Magnifiquement précédé d’un single groovy/world, Easy girls, qui en dit long, musicalement parlant, sur l’évolution du groupe depuis Zig zague en 1994, Trabendo se révèle être sans aucun doute le meilleur des six albums des Négresses Vertes en plus de dix ans de carrière discographique. Depuis 1991 et leur tube, Sous le soleil de Bodega, après le succès international de Zobi la mouche et Voilà l’été, les Négresses Vertes ont une réputation de groupe rigolo aux rythmes latinos, au chant ensoleillé et aux couleurs cuivrées de trompette et trombone. Seulement, le groupe a subi la perte précipitée de son leader Elno et a fait le choix de rester silencieux depuis Zig zague au succès mitigé parce qu’au contenu un tantinet en deçà de ce que l’on attendait de lui. Deux ans d’attente avant que les Négresses débarquent à nouveaux pour nous offrir le double album live Green bus en 1996, sorte de somme de leur travail avec le folklore scénique qui allait avec.

Aujourd’hui, Mellino, Canavese, Ochowiak, Iza et Paulus nous reviennent avec une nouvelle direction musicale, de nouvelles couleurs sonores et une autre maturité dans les textes. Moins de franches rigolades au profit d’une profondeur déjà présente sur Zig zague. Et surtout, une nouvelle manière de travailler : en laissant la musique en suspens avant d’entrer en studio -c’est-à-dire avec des morceaux ouverts à toute possibilité musicale comme ils l’avaient fait sur les 10 Remixes en 1993-, les Négresses Vertes se sont laissées porter par un plus important travail d’habillage de leurs chansons. Plus difficile peut-être mais sûrement plus passionnant et enrichissant pour eux comme pour nous. D’autant qu’un des nouveaux rois de la production chic était aux côtés du collectif pour mettre en son les compositions retenues pour ce (seulement) quatrième album studio. Effectivement, grâce à leur reconnaissance dans les pays anglo-saxons, les Négresses n’ont sans doute pas eu de difficulté à motiver Howie B. afin qu’il vienne les épauler dans la mise à plat de leurs maquettes.

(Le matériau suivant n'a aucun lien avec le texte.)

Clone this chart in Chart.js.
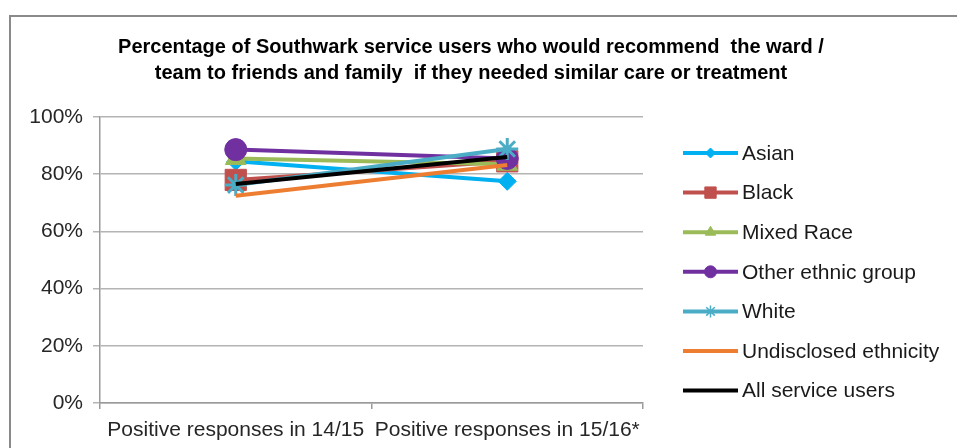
<!DOCTYPE html>
<html>
<head>
<meta charset="utf-8">
<script src="https://cdn.jsdelivr.net/npm/chart.js@4/dist/chart.umd.min.js"></script>
<style>
  body { margin: 0; background: #fff; overflow: hidden; }
  #frame { position: absolute; left: 9px; top: 15px; width: 1000px; height: 500px; border: 2px solid #8a8a8a; }
  #gdcanvas { position: absolute; left: 0; top: 0; }
</style>
</head>
<body>
<div id="frame"></div>
<canvas id="gdcanvas" width="957" height="448"></canvas>
<script>
// data
let titleLines = ["Percentage of Southwark service users who would recommend  the ward /",
  "team to friends and family  if they needed similar care or treatment"];
let categories = ["Positive responses in 14/15", "Positive responses in 15/16*"];
let yTicks = [0, 20, 40, 60, 80, 100];

let seriesNames = ["Asian", "Black", "Mixed Race", "Other ethnic group", "White", "Undisclosed ethnicity", "All service users"];
let asian = [84.5, 77.5];
let black = [78, 84.5];
let mixedRace = [85.5, 83.5];
let otherEthnic = [88.6, 85.5];
let white = [76.2, 88.8];
let undisclosed = [72.5, 83.2];
let allUsers = [76.6, 86];

let colors = ["#00b0f0", "#c0504d", "#9bbb59", "#7030a0", "#4bacc6", "#ed7d31", "#000000"];
let markers = ["rectRot", "rect", "triangle", "circle", "star", false, false];
let markerSize = [9, 15, 12, 11, 11, 0, 0];
let legendMarkerSize = [5, 8, 6, 6, 6, 0, 0];

let values = [asian, black, mixedRace, otherEthnic, white, undisclosed, allUsers];

const FONT = "'Liberation Sans', Arial, sans-serif";

let datasets = seriesNames.map((name, i) => ({
  label: name,
  data: values[i],
  borderColor: colors[i],
  backgroundColor: colors[i],
  borderWidth: 4,
  pointStyle: markers[i],
  pointRadius: markerSize[i],
  pointBorderWidth: markers[i] == "star" ? 3 : 1,
  pointBackgroundColor: colors[i],
  pointBorderColor: colors[i],
  order: seriesNames.length - i,
  tension: 0
}));

// title and legend are painted by hand so they sit where the original has them
let extras = {
  id: "extras",
  afterDraw(chart) {
    let ctx = chart.ctx;
    ctx.save();
    ctx.fillStyle = "#000";
    ctx.font = "bold 20px " + FONT;
    ctx.textAlign = "center";
    ctx.textBaseline = "middle";
    ctx.fillText(titleLines[0], 471, 47);
    ctx.fillText(titleLines[1], 471, 73);

    ctx.font = "21px " + FONT;
    ctx.textAlign = "left";
    chart.data.datasets.forEach((ds, i) => {
      let y = 153 + i * 39.6;
      ctx.strokeStyle = ds.borderColor;
      ctx.fillStyle = ds.borderColor;
      ctx.lineWidth = 4;
      ctx.beginPath();
      ctx.moveTo(683, y);
      ctx.lineTo(738, y);
      ctx.stroke();
      if (ds.pointStyle) {
        ctx.lineWidth = ds.pointStyle == "star" ? 1.5 : 1;
        Chart.helpers.drawPoint(ctx, {pointStyle: ds.pointStyle, radius: legendMarkerSize[i], rotation: 0, borderWidth: ctx.lineWidth}, 710.5, y);
      }
      ctx.fillStyle = "#1a1a1a";
      ctx.fillText(ds.label, 742, y + 1);
    });
    ctx.restore();
  }
};

Chart.defaults.font.family = FONT;
Chart.defaults.color = "#262626";

let chart = new Chart(document.querySelector("#gdcanvas"), {
  type: "line",
  data: { labels: categories, datasets: datasets },
  plugins: [extras],
  options: {
    responsive: false,
    animation: false,
    layout: { padding: { top: 117, right: 314, left: 0, bottom: 0 } },
    plugins: { legend: { display: false }, title: { display: false }, tooltip: { enabled: false } },
    scales: {
      x: {
        offset: true,
        grid: { offset: true, drawOnChartArea: false, tickLength: 6, color: "#9a9a9a", lineWidth: 1.5 },
        border: { color: "#9a9a9a", width: 1.5 },
        ticks: { font: { size: 21 }, padding: 9, maxRotation: 0, autoSkip: false },
        afterFit: s => { s.height = 45; }
      },
      y: {
        min: 0,
        max: 100,
        afterBuildTicks: s => { s.ticks = yTicks.map(v => ({ value: v })); },
        grid: { color: "#b4b4b4", lineWidth: 1.5, tickLength: 7 },
        border: { color: "#9a9a9a", width: 1.5 },
        ticks: { font: { size: 21 }, padding: 10, callback: v => v + "%" },
        afterFit: s => { s.width = 100; }
      }
    }
  }
});
</script>
</body>
</html>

Ainsi réuni autour de la console, l’ensemble, qui co-signe la totalité des textes et musiques, a mis le paquet. Tout fonctionne à merveille. L’acoustique chère au groupe (guitares, trompettes bouchées faisant leur apparition dès l’ouverture) est remarquablement mariée à l’électronique du producteur écossais (sons caverneux, lourds sur rythmiques techno drum’n’bass).
On entre donc en Trabendo comme en territoire inconnu (sons passés à l’envers sur rythmiques groovy et trompettes bouchées) malgré la voix de Mellino. C’est seulement le refrain Leïla, Leïla, qui nous renvoie au monde si caractéristique du groupe. On va plus loin avec Les Mégots, au texte magnifique et au riff de cuivres sur fond drum’n’bass. Envie de danser mais aussi d’écouter les paroles surréalistes chantées par un doux filet de voix. L’expérience se renouvelle un peu plus loin avec Chien des ports, Howie B. ne laissant les Négresses dans leur monde méditerranéen que pour la mélancolique Hasta liegar.

Mais tout ceci n’est rien comparé à la beauté des presque neuf minutes sur lesquelles s’étend le superbe Ce pays. Texte considéré du point de vue de l’étranger qui arrive d’un long voyage et musique, en retrait d’abord, qui rend hommage à la quête de ce déraciné. Gros travail de production, le morceau paraît complètement nu, dépouillé. Il grouille en fait de mille sons tous plus beaux les uns que les autres. Ignacius, tout en crescendo concret, Route 99 avec ses cordes en mode mineur et Les Années sans lumière sont de la même trempe.
Trabendo apparaît donc comme une nouvelle direction pour Les Négresses Vertes. Ouverture, expérimentation et maîtrise du sujet, on n’attend plus que quelques fous des remixes nous jettent un regard toujours plus différent sur ces petites perles.